Hay en la novela un espejo retrovisor, una exploración externa y otra interna; te pido una reflexión.
En general, yo desarrollo más la exploración externa y sólo sugiero la interna, y ahí es cuando espero un lector activo, que logre entrar en los personajes, en los detalles que van apareciendo y que deberían invitar a descifrarlos. Seguramente, no siempre lo logro o no siempre quedan tan claros y los personajes pueden parecer difíciles de entender. Pero es un riesgo que al menos por ahora me interesa correr.
Entre los personajes principales ocupa un espacio destacado, obviamente, el fotógrafo Torres Leiva pero, sin embargo, encuentro otra fuerza en García, quien parecería en cierta medida ser un personaje más potente; ¿cómo manejás los protagonismos?

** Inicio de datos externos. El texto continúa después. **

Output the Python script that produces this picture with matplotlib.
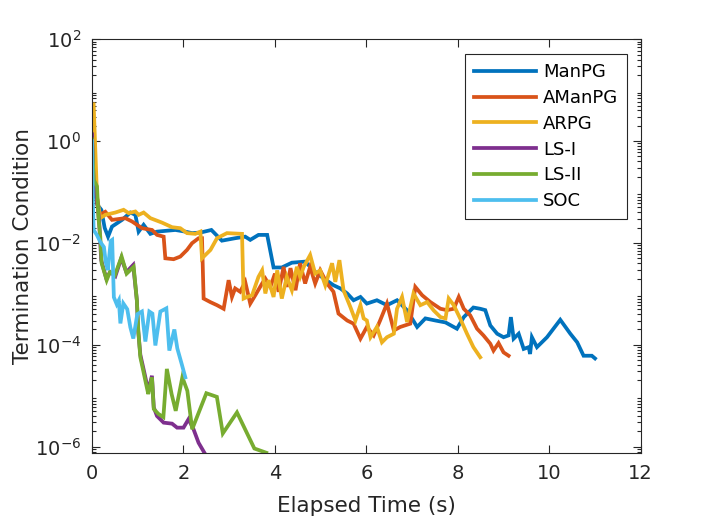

García fue tomando fuerza en la medida que avanzaba la escritura de la novela. Tenía mucha más claridad con Torres Leiva, sobre todo porque el narrador iba a estar enfocado en él, pero García fue ganando protagonismo y me exigió plantearlo con los matices necesarios. Por eso, también, él se convierte en narrador en una parte de la novela, porque me pareció importante que su voz tuviera una presencia concreta en la historia. Y que moralmente fuera tan ambiguo como lo es en algún sentido Torres Leiva.